Lucas leaned back and smiled, and offered, “He does sound pretty unlikable. You know his real name?”

“No. Everybody calls him Pilot. He has this tie-dyed sleeveless T-shirt that he wears all the time, it’s yellow with a big red
P
on it. The
P
is made to look like blood, and he tells people it
is
blood.”

“You think it is?” Letty asked.

“Looks like regular tie-dye to me, kind of faded out.” She turned back to Lucas: “Mr. Davenport, Pilot
is
full of shit. He’s a liar and he’s lazy and he’s crazy and he sells dope, but that doesn’t mean that he doesn’t do some of the stuff he says he does. I know for sure that they have all these food-stamp cards, and they sell them for money at these crooked stores in L.A. They’ve been running that scam for a couple of years. He talks about how the Fall is coming, and how the only way to survive will be to join up with the outlaws . . . and you gotta be willing to kill in cold blood. They’ve got guns, and everything.”

“The Fall?”

“Yeah, you know, when everything blows up and all the survivors wear camo and drive around in Jeeps.”

•   •   •

LUCAS AND LETTY
threw questions at her for fifteen minutes, and when they were done, they had character sketches of Pilot and four of his disciples, named Kristen, Linda, Bell, and Raleigh, no last names. “Raleigh plays a guitar and Pilot calls him Sledge, like a combination of Slash and Edge, and Kristen used a steel file to sharpen her teeth into points, and she’s like inked from head to toe,” Skye said, but she had few hard facts.

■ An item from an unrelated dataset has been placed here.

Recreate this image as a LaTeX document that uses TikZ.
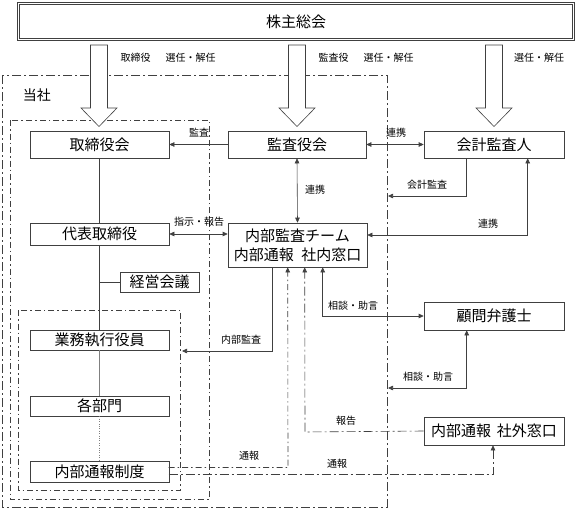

She knew that Pilot’s group traveled in a caravan of old cars, including at least one RV, and she thought they’d been hassled by the South Dakota highway patrol at some point, because Henry, before he disappeared, but after he spotted Pilot at the rally, said they never stopped talking about it. “They had all kind of drugs in their cars, and they almost got busted by a South Dakota highway patrolman, but they didn’t because the cop was on his way home for dinner.”

“That sounds real enough,” Letty said, glancing at Lucas.

In the end, Lucas said, “All right. You’ve got me interested. Let me take a look at the guy. I need to know Henry’s full name, and it would be good if we could get the license plate numbers on Pilot’s vehicles.”

“It’s Henry Mark Fuller and he’s from Johnson City, Texas. He went to Lyndon B. Johnson High School, but I think he dropped out in eleventh grade. I don’t know any license plate numbers.”

Lucas wrote Henry’s name in his notebook, and then said, “If you ever see any of Pilot’s people, take down the license plate numbers, if you have a chance. That can get us a lot of information. If you run into friends you trust, ask them to keep an eye out.”

“I will.”

“If Pilot was ever in serious trouble, where would I most likely find a police report?” Lucas asked.

Skye considered that for a moment, then said, “I heard that he was originally from Louisiana, somewhere, but he claimed that he was an actor in Los Angeles for a long time. I think Los Angeles. I don’t know where in Louisiana.”

Letty asked, “Will you see any more travelers here?”

“I think so. The St. Paul cops are mellower than the Minneapolis cops, so people come here and hang out in Swede Hollow. I’ve been there a couple times.”

“You can walk there from the hotel,” Lucas said. He said, “Check around, but don’t be too obvious about it. Don’t ask about Pilot, ask about Henry. Mostly just listen.”

“I can do that,” Skye said. “I’ve been asking about Henry everywhere.”

•   •   •

LETTY DIDN’T WANT
to end the interview there, so they all drove back to the house, where Letty borrowed the SUV to take Skye to a laundromat.